Door de vroeggeboorte wordt een baby met een relatief kleine herseninhoud geboren, die
zich verder ontwikkelt na de geboorte. De opvoeding neemt als omgevingsfactor een deel
van de functie van de baarmoeder over, met als gevolg dat de hersenen zich mede vormen
naar het opvoedingsklimaat. Dit wordt co-evolutie genoemd. De opvoedingscontext kan
gedeeltelijk fungeren als 'voortgezette baarmoeder’ voor de ontwikkeling van het brein en
het lichaam. De opvoeding benut hiermee bijzondere mogelijkheden.

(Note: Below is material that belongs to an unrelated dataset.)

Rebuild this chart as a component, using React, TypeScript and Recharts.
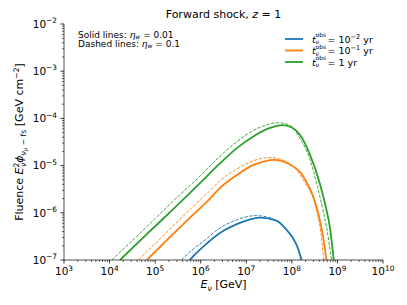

Sinds 1990 is er een recht op opvoeding en verzorging, met als gevolg daarvan een plicht tot
opvoeding. De opvoedingsplichtigen zijn de ouders uit het zogenoemde kerngezin waarin het
kind, de opvoedeling, wordt opgevoed. De totale opvoeding speelt zich echter af in een veel
breder gebied dat bestaat uit school, de buurt, de cultuur en de invloed van leeftijdsgenoten
en andere kinderen.
Het begrip 'subsysteem' komt uit de gezinspedagogiek en betekent dat er steeds twee
fronten tegenover elkaar staan: ouders versus kinderen, leerkrachten versus leerlingen, enz.

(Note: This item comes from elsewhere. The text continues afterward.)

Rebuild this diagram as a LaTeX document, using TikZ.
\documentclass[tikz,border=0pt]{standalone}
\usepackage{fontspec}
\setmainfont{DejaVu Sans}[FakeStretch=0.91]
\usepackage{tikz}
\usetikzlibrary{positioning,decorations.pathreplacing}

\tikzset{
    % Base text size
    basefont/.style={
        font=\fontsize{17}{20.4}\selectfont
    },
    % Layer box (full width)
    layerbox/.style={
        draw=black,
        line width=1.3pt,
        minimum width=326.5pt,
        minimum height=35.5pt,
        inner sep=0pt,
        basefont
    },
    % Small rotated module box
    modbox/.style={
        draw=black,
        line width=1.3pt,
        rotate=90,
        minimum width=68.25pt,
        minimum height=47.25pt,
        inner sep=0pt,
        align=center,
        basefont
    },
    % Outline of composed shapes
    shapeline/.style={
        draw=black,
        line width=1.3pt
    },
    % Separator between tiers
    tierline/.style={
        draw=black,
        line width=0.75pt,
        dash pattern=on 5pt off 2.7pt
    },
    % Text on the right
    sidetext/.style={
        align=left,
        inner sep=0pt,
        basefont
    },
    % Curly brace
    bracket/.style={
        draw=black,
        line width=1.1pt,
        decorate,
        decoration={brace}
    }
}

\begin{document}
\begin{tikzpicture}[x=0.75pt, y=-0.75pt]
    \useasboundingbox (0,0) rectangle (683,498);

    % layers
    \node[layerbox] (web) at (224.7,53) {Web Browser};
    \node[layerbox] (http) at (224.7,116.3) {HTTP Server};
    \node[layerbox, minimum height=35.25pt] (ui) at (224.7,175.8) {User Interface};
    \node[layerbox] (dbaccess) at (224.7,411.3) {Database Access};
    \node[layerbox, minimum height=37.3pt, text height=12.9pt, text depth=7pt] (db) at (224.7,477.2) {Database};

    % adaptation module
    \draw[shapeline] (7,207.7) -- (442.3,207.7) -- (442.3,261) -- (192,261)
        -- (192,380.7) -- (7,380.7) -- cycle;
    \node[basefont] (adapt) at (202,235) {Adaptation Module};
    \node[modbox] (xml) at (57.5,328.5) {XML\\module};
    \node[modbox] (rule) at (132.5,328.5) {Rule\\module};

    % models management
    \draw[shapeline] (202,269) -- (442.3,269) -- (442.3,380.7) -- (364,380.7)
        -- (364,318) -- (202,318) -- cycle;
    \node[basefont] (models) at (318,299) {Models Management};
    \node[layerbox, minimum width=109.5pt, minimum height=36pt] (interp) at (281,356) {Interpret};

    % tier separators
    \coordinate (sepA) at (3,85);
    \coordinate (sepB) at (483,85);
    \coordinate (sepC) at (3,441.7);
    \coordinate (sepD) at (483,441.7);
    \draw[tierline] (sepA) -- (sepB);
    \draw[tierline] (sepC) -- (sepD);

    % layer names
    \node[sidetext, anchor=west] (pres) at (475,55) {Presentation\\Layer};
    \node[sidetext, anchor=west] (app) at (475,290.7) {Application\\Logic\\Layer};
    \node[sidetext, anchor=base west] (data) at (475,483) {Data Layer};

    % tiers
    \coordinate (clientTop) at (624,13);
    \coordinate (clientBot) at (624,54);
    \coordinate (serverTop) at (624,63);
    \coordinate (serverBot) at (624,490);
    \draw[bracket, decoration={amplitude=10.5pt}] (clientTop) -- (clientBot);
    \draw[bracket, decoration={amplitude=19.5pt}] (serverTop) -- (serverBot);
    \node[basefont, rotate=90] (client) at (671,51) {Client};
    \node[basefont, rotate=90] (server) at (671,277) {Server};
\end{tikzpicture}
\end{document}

Opvoeding is een proces waarin een onvolwassen mens wordt geholpen en begeleid tot aan
het punt waarop hij of zij de regie over het leven verder zelf kan overnemen en dat ook
daadwerkelijk doet (onafhankelijkheid ten opzichte van de opvoeders). Als dit uiteindelijk
doel van de opvoeding bereikt is, spreken we over volwassenheid of zelfverantwoordelijke
zelfbepaling. Het suggereert dat de opvoeding ook een 'einde’ heeft en dat de opvoeder
‘overbodig' is geworden. Dit betekent niet dat de jongvolwassenen niets meer hoeven te
leren. Het leren gaat namelijk door zolang men leeft. Iedereen moet zich alsmaar blijven
aanpassen aan de veranderende samenleving. Dit noemen we zelfopvoeding en dat is een
levenslang proces. Er is dus geen sprake van een algemeen, statisch eindproduct.
Of er sprake is van een veilige hechting, kun je bepalen door middel van een vreemde
situatie-experiment. De hechtingspersoon verlaat dan een paar minuten een ruimte. Een
veilig gehecht kind zal eerst protesteren, dan exploreren (omgeving verkennen) en daarna
blij zijn wanneer de ouder terugkeert. Bij onveilig gehechte kinderen zie je afwerend gedrag
wanneer de ouder terugkeert. Conclusie: kinderen die worden getroost, worden
zelfstandiger en huilen minder dan kinderen die niet getroost worden.